Direction – In the listing below, locate the line containing "Give me the matplotlib source for this chart." and the line containing "1904, 1904, 1904, 1904, 1905]". Output both of them and every line between, exactly as written, and nothing more.

Data listing –

————

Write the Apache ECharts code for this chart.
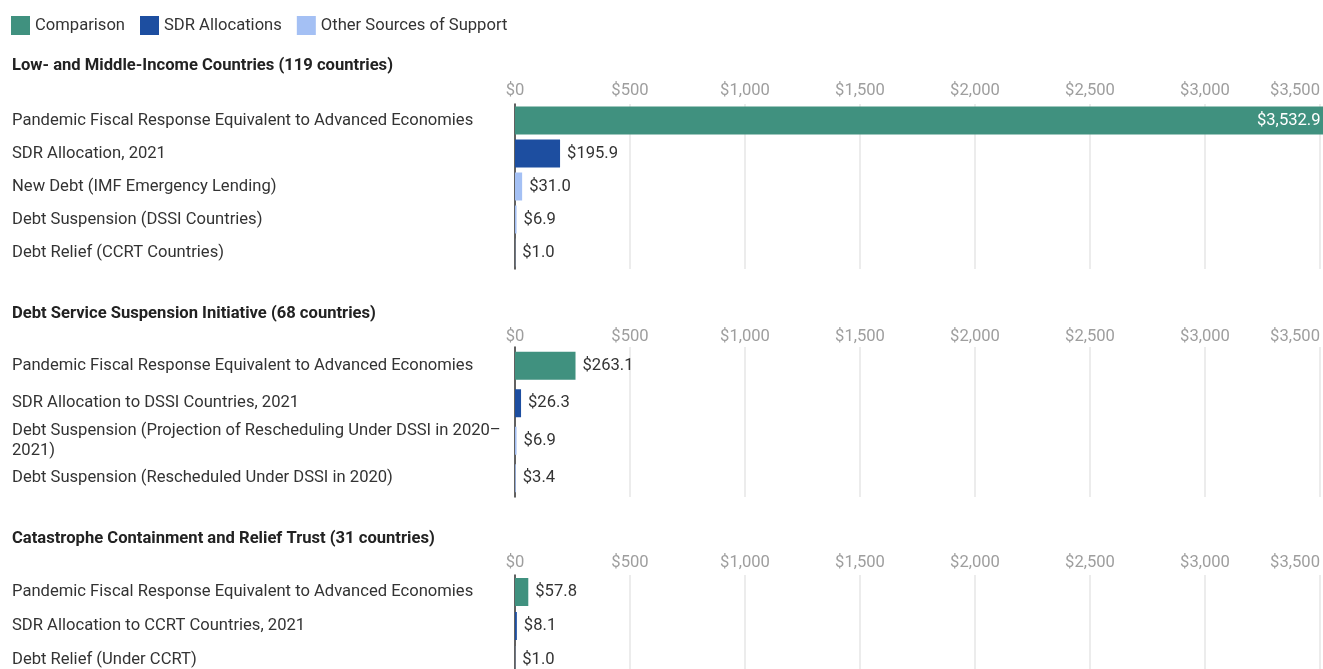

————

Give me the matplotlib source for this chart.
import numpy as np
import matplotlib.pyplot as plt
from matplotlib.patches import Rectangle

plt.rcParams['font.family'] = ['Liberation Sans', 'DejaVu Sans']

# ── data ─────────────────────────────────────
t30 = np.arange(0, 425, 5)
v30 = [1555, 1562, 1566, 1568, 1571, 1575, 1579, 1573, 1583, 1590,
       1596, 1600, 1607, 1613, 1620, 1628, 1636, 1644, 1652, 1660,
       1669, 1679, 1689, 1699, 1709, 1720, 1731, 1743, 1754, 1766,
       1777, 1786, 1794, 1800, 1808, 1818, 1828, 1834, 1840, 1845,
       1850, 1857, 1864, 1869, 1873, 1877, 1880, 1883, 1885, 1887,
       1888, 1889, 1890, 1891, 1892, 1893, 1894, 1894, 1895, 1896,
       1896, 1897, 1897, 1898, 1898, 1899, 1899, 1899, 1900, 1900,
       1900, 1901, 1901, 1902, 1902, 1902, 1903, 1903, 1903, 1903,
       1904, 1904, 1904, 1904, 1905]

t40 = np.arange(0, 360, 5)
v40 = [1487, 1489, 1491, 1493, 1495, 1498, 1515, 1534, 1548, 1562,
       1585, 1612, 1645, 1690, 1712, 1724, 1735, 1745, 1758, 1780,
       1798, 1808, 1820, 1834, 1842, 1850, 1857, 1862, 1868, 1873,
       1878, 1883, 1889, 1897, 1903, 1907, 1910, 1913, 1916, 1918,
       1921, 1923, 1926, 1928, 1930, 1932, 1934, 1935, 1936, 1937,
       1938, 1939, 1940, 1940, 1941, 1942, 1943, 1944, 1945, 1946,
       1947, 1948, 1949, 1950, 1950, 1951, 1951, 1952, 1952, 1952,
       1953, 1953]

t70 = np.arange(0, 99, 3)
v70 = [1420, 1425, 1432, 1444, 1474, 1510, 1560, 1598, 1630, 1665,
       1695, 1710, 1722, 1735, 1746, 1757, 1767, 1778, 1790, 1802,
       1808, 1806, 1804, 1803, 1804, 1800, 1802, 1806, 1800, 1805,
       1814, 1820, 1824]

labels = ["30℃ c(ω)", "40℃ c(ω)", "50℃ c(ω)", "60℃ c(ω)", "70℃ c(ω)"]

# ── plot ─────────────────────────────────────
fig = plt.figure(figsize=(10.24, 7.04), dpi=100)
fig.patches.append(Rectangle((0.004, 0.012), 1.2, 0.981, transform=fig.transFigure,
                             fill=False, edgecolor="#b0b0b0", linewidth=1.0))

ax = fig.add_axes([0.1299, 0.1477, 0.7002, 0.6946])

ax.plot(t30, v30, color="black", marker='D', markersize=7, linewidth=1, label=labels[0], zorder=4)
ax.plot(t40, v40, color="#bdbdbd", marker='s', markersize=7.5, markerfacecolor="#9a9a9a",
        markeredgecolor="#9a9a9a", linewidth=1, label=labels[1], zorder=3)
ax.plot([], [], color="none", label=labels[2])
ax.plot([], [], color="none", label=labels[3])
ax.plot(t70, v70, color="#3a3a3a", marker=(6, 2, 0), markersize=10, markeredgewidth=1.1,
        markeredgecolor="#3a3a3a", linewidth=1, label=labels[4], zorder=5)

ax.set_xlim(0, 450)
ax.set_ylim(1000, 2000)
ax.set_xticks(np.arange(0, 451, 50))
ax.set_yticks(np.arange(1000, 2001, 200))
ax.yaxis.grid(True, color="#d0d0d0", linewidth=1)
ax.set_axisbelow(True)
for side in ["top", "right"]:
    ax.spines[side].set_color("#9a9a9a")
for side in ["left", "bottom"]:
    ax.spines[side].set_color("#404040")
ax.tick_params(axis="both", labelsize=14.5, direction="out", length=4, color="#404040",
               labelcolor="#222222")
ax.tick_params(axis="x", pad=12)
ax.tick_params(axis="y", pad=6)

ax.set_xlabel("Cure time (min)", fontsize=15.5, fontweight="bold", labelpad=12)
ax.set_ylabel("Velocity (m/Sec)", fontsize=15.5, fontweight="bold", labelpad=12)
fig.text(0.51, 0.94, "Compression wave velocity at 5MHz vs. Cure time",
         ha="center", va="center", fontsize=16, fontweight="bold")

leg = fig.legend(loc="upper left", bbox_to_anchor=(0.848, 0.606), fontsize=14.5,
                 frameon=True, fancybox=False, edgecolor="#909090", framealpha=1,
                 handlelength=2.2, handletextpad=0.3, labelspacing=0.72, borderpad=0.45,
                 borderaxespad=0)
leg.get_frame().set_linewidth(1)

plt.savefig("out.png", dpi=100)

————

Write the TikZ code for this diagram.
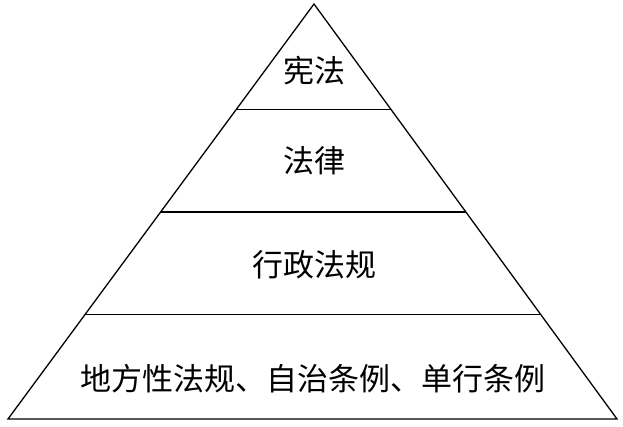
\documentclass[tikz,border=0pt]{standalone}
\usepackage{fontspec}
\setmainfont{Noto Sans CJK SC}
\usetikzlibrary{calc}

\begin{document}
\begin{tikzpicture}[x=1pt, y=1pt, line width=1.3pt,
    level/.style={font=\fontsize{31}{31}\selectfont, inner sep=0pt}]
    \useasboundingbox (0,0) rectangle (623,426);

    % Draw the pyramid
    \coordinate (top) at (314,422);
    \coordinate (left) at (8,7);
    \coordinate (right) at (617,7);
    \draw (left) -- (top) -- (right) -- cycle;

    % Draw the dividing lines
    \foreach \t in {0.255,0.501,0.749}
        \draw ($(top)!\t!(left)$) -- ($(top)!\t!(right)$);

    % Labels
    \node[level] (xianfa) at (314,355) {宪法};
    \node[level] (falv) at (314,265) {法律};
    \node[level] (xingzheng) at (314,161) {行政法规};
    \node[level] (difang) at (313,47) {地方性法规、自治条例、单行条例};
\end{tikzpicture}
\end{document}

————

Result of this exercise –
Give me the matplotlib source for this chart.
import numpy as np
import matplotlib.pyplot as plt
from matplotlib.patches import Rectangle

plt.rcParams['font.family'] = ['Liberation Sans', 'DejaVu Sans']

# ── data ─────────────────────────────────────
t30 = np.arange(0, 425, 5)
v30 = [1555, 1562, 1566, 1568, 1571, 1575, 1579, 1573, 1583, 1590,
       1596, 1600, 1607, 1613, 1620, 1628, 1636, 1644, 1652, 1660,
       1669, 1679, 1689, 1699, 1709, 1720, 1731, 1743, 1754, 1766,
       1777, 1786, 1794, 1800, 1808, 1818, 1828, 1834, 1840, 1845,
       1850, 1857, 1864, 1869, 1873, 1877, 1880, 1883, 1885, 1887,
       1888, 1889, 1890, 1891, 1892, 1893, 1894, 1894, 1895, 1896,
       1896, 1897, 1897, 1898, 1898, 1899, 1899, 1899, 1900, 1900,
       1900, 1901, 1901, 1902, 1902, 1902, 1903, 1903, 1903, 1903,
       1904, 1904, 1904, 1904, 1905]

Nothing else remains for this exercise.